**Problem requirements:** All lines from the beginning of the listing through the line with "ax.axis('off')" are to be copied word for word; the pictures are not.

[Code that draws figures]
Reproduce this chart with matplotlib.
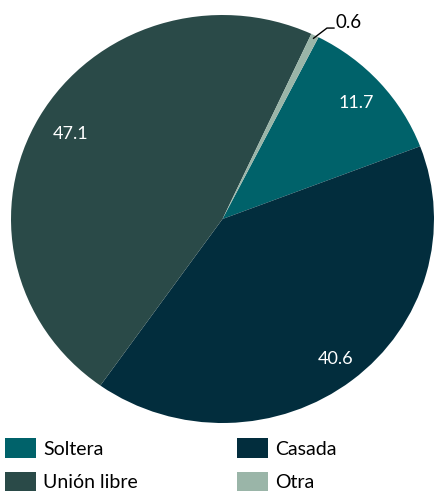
import numpy as np
import matplotlib.pyplot as plt
from matplotlib.patches import Patch

plt.rcParams['font.family'] = ['Lato', 'DejaVu Sans']

labels = ['Soltera', 'Casada', 'Unión libre', 'Otra']
values = [11.7, 40.6, 47.1, 0.6]
colors = ['#00626a', '#022d3d', '#2a4a48', '#9ab5a8']

fig = plt.figure(figsize=(4.35, 4.91), dpi=100)
ax = fig.add_axes([11/435, 68/491, 423/435, 408/491])
wedges, _ = ax.pie(values, colors=colors, startangle=63, counterclock=False,
                   radius=1, wedgeprops=dict(linewidth=0))
ax.set_aspect('auto')
ax.set_xlim(-1, 1)
ax.set_ylim(-1, 1)
ax.axis('off')

# value labels inside the large wedges
dist = {0: 0.85, 1: 0.87, 2: 0.83}
for i, w in enumerate(wedges[:3]):
    mid = np.deg2rad((w.theta1 + w.theta2) / 2)
    r = dist[i]
    ax.text(r * np.cos(mid), r * np.sin(mid), f'{values[i]}', color='white',
            fontsize=13, ha='center', va='center')

# small slice gets a leader line
w = wedges[3]
mid = np.deg2rad((w.theta1 + w.theta2) / 2)
x0, y0 = 0.985 * np.cos(mid), 0.985 * np.sin(mid)
ax.plot([x0, 0.494, 0.527], [y0, 0.936, 0.936], color='black', lw=1, clip_on=False)
ax.text(0.532, 0.965, f'{values[3]}', color='black', fontsize=13.5,
        ha='left', va='center')

# legend laid out row by row: Soltera, Casada / Unión libre, Otra
order = [0, 2, 1, 3]
handles = [Patch(facecolor=colors[i], edgecolor='none') for i in order]
fig.legend(handles, [labels[i] for i in order], loc='upper left',
           bbox_to_anchor=(5/435, 1 - 438/491), ncol=2,
           frameon=False, fontsize=14, handlelength=1.6, handleheight=1.2,
           handletextpad=0.36, columnspacing=5.1, labelspacing=0.72,
           borderpad=0, borderaxespad=0)

fig.savefig('out.png', dpi=100)
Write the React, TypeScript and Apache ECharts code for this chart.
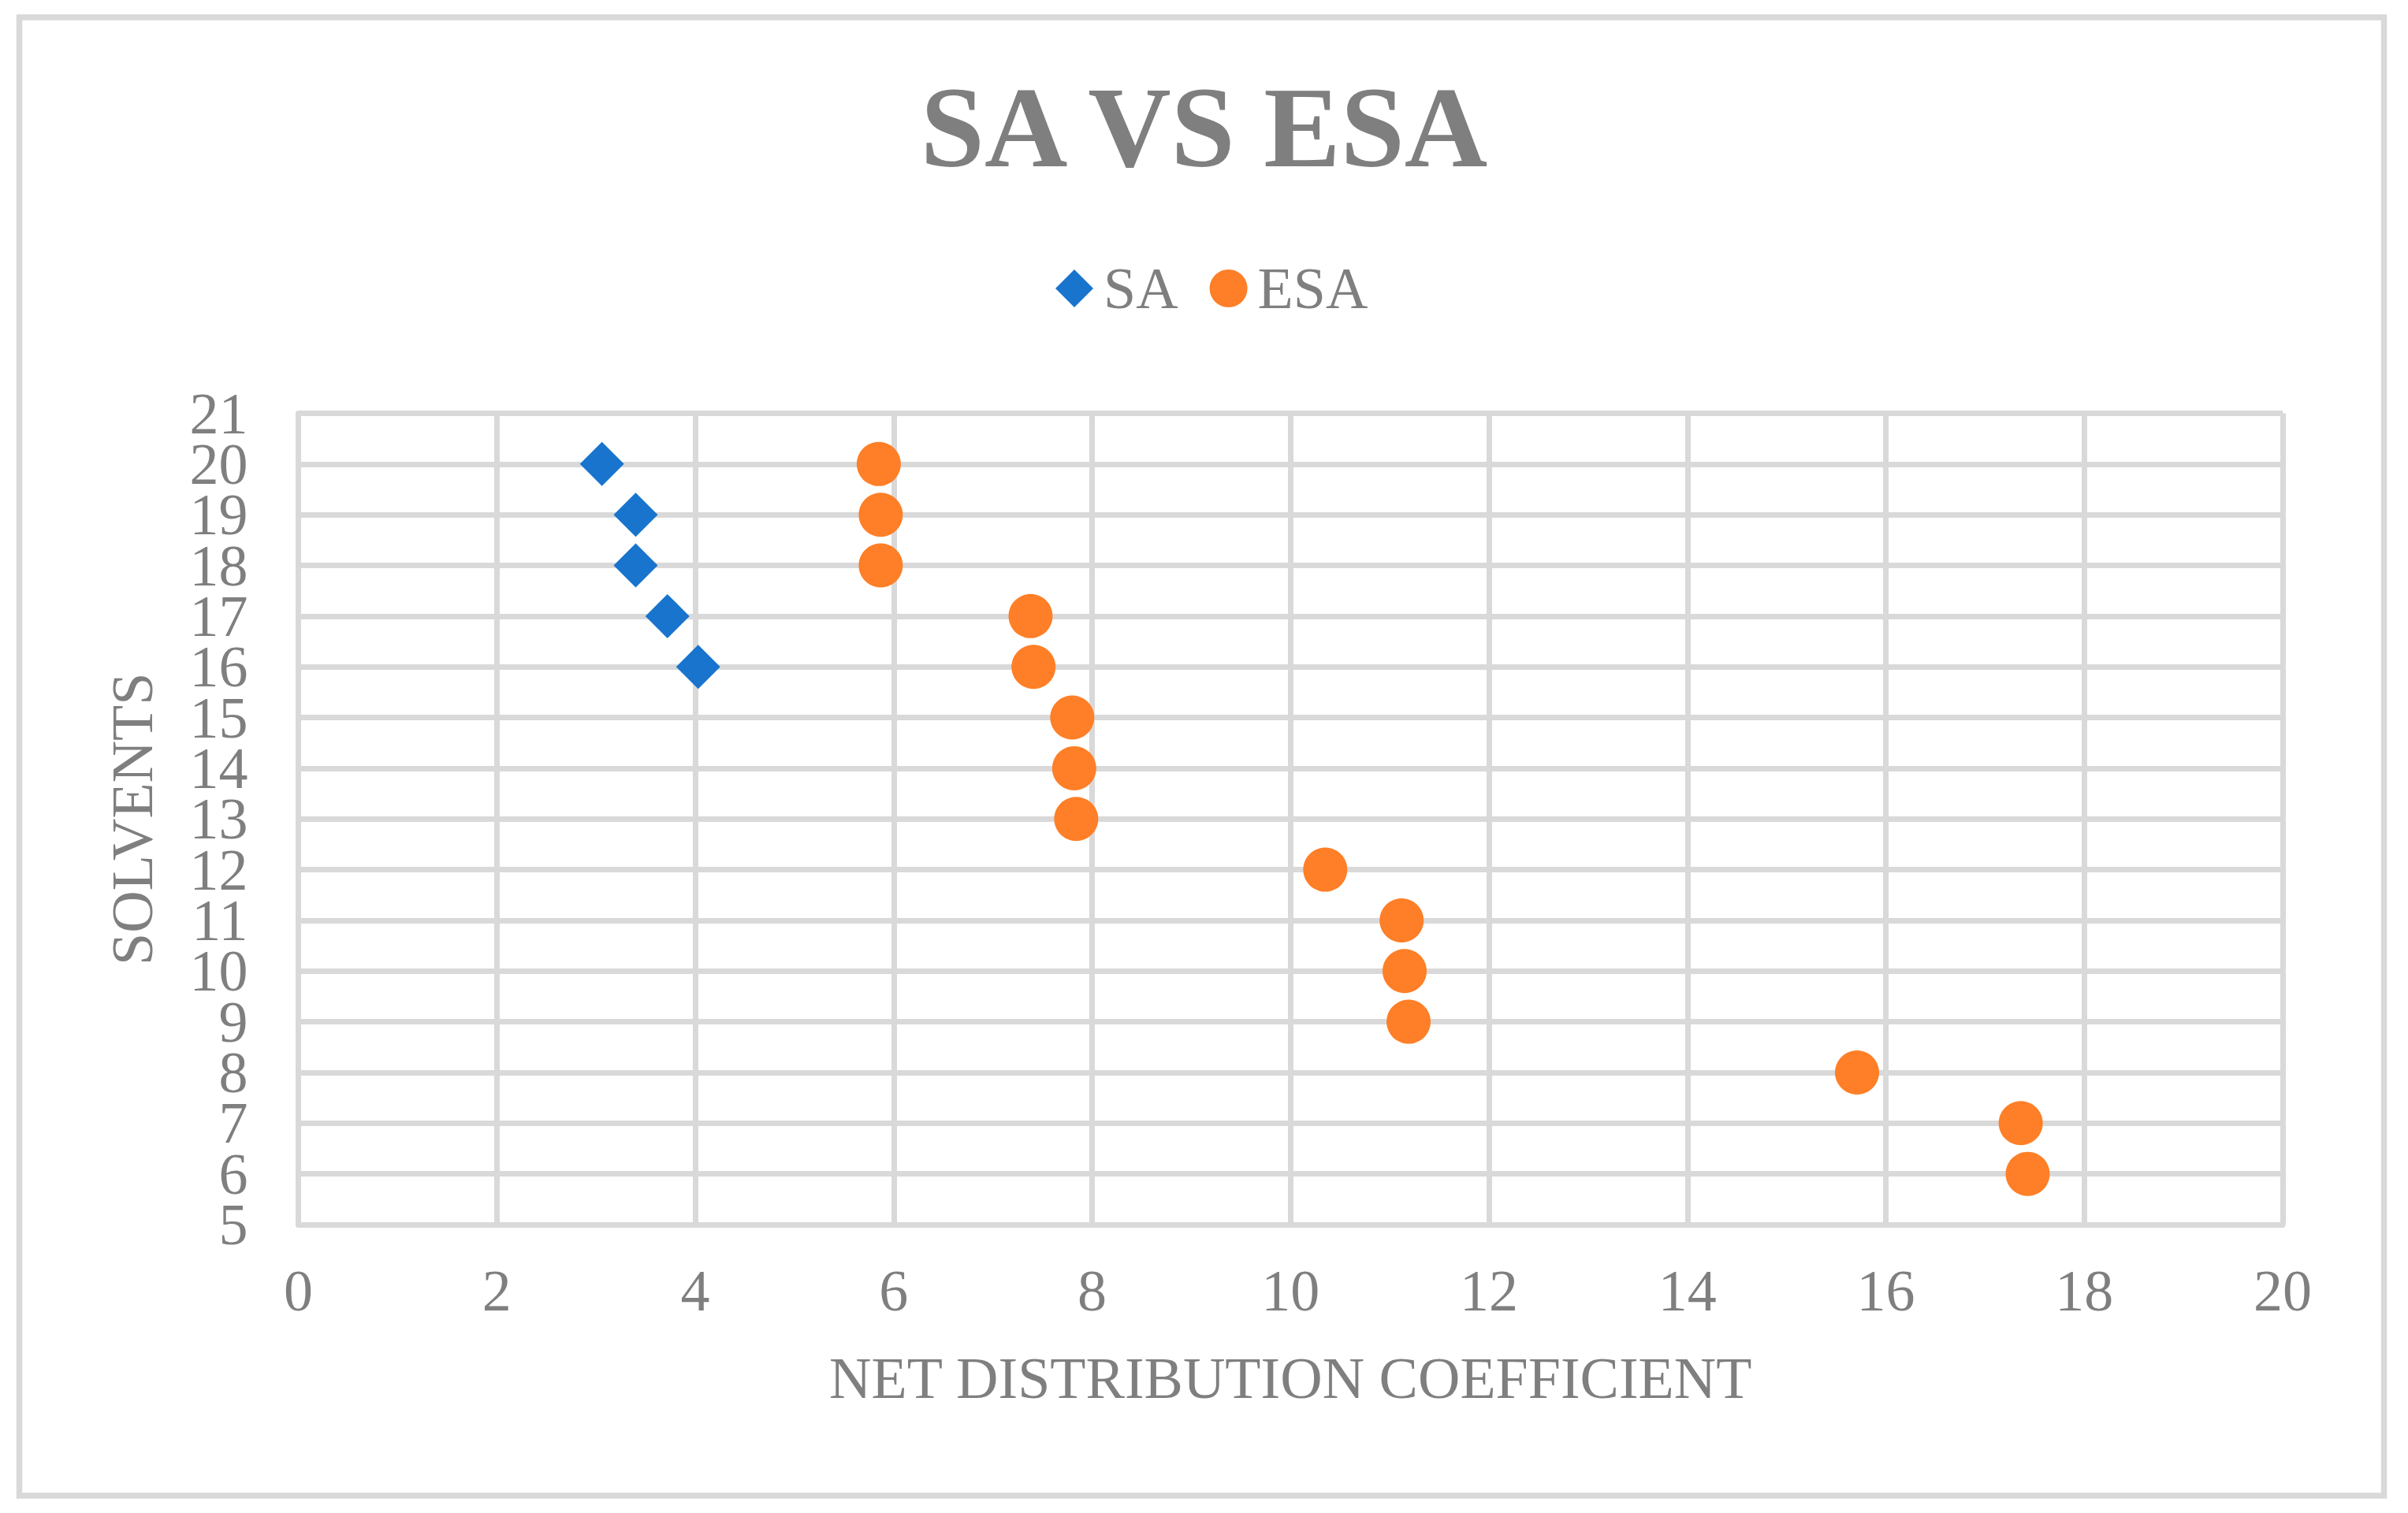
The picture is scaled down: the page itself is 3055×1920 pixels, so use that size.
import React, { useEffect, useRef } from "react";
import * as echarts from "echarts";

const titleText = "SA VS ESA";
const xAxisName = "NET DISTRIBUTION COEFFICIENT";
const yAxisName = "SOLVENTS";
const seriesNames = ["SA", "ESA"];

const saX = [3.06, 3.4, 3.4, 3.72, 4.03];
const saY = [20, 19, 18, 17, 16];

const esaX = [5.85, 5.87, 5.87, 7.38, 7.41, 7.8, 7.82, 7.84, 10.35, 11.12, 11.15, 11.19, 15.71, 17.36, 17.43];
const esaY = [20, 19, 18, 17, 16, 15, 14, 13, 12, 11, 10, 9, 8, 7, 6];

const xMin = 0, xMax = 20, xStep = 2;
const yMin = 5, yMax = 21, yStep = 1;

const FONT = "Liberation Serif";
const GRAY = "#7f7f7f";
const GRID = "#d9d9d9";

export default function App() {
  const ref = useRef<HTMLDivElement>(null);
  useEffect(() => {
    document.body.style.margin = "0";
    if (!ref.current) return;
    const chart = echarts.init(ref.current, undefined, { renderer: "svg" });
    const sa = saX.map((x, i) => [x, saY[i]]);
    const esa = esaX.map((x, i) => [x, esaY[i]]);
    const yLabel = { fontFamily: FONT, fontSize: 74, color: GRAY, margin: 64 };
    chart.setOption({
      animation: false,
      backgroundColor: "#ffffff",
      graphic: [
        {
          type: "rect",
          shape: { x: 24.5, y: 22, width: 3000, height: 1876 },
          style: { fill: "none", stroke: GRID, lineWidth: 7.5 },
          silent: true,
        },
      ],
      title: {
        text: titleText,
        left: "center",
        top: 84,
        textStyle: { fontFamily: FONT, fontWeight: "bold", fontSize: 146, color: GRAY },
      },
      legend: {
        top: 324,
        left: 1334,
        itemWidth: 48,
        itemHeight: 48,
        itemGap: 40,
        data: [
          { name: seriesNames[0], icon: "diamond" },
          { name: seriesNames[1], icon: "circle" },
        ],
        textStyle: { fontFamily: FONT, fontSize: 74, color: GRAY, padding: [0, 0, 0, 8] },
      },
      grid: { left: 378.5, top: 524.5, right: 159, bottom: 366, containLabel: false },
      xAxis: {
        type: "value",
        min: xMin,
        max: xMax,
        interval: xStep,
        name: xAxisName,
        nameLocation: "middle",
        nameGap: 158,
        nameTextStyle: { fontFamily: FONT, fontSize: 74, color: GRAY },
        axisLine: { show: true, lineStyle: { color: GRID, width: 7 } },
        axisTick: { show: false },
        axisLabel: { fontFamily: FONT, fontSize: 74, color: GRAY, margin: 47 },
        splitLine: { show: true, lineStyle: { color: GRID, width: 7 } },
      },
      yAxis: [
        {
          type: "value",
          position: "left",
          min: yMin,
          max: yMax,
          interval: yStep,
          name: yAxisName,
          nameLocation: "middle",
          nameGap: 174,
          nameTextStyle: { fontFamily: FONT, fontSize: 74, color: GRAY },
          axisLine: { show: true, lineStyle: { color: GRID, width: 7 } },
          axisTick: { show: false },
          axisLabel: { ...yLabel, showMinLabel: false, showMaxLabel: false },
          splitLine: { show: true, lineStyle: { color: GRID, width: 7 } },
        },
        {
          type: "value",
          position: "left",
          offset: 0,
          min: yMin,
          max: yMax,
          interval: yStep,
          axisLine: { show: false },
          axisTick: { show: false },
          splitLine: { show: false },
          axisLabel: {
            ...yLabel,
            showMinLabel: true,
            showMaxLabel: true,
            formatter: (v: number) => (v === yMin || v === yMax ? String(v) : ""),
          },
        },
      ],
      series: [
        {
          name: seriesNames[0],
          type: "scatter",
          yAxisIndex: 0,
          symbol: "diamond",
          symbolSize: 56,
          itemStyle: { color: "#1874CD", opacity: 1 },
          data: sa,
        },
        {
          name: seriesNames[1],
          type: "scatter",
          yAxisIndex: 0,
          symbol: "circle",
          symbolSize: 56,
          itemStyle: { color: "#FE7F27", opacity: 1 },
          data: esa,
        },
      ],
    });
    return () => chart.dispose();
  }, []);
  return <div ref={ref} style={{ width: 3055, height: 1920 }} />;
}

**Solution:**
Reproduce this chart with matplotlib.
import numpy as np
import matplotlib.pyplot as plt
from matplotlib.patches import Patch

plt.rcParams['font.family'] = ['Lato', 'DejaVu Sans']

labels = ['Soltera', 'Casada', 'Unión libre', 'Otra']
values = [11.7, 40.6, 47.1, 0.6]
colors = ['#00626a', '#022d3d', '#2a4a48', '#9ab5a8']

fig = plt.figure(figsize=(4.35, 4.91), dpi=100)
ax = fig.add_axes([11/435, 68/491, 423/435, 408/491])
wedges, _ = ax.pie(values, colors=colors, startangle=63, counterclock=False,
                   radius=1, wedgeprops=dict(linewidth=0))
ax.set_aspect('auto')
ax.set_xlim(-1, 1)
ax.set_ylim(-1, 1)
ax.axis('off')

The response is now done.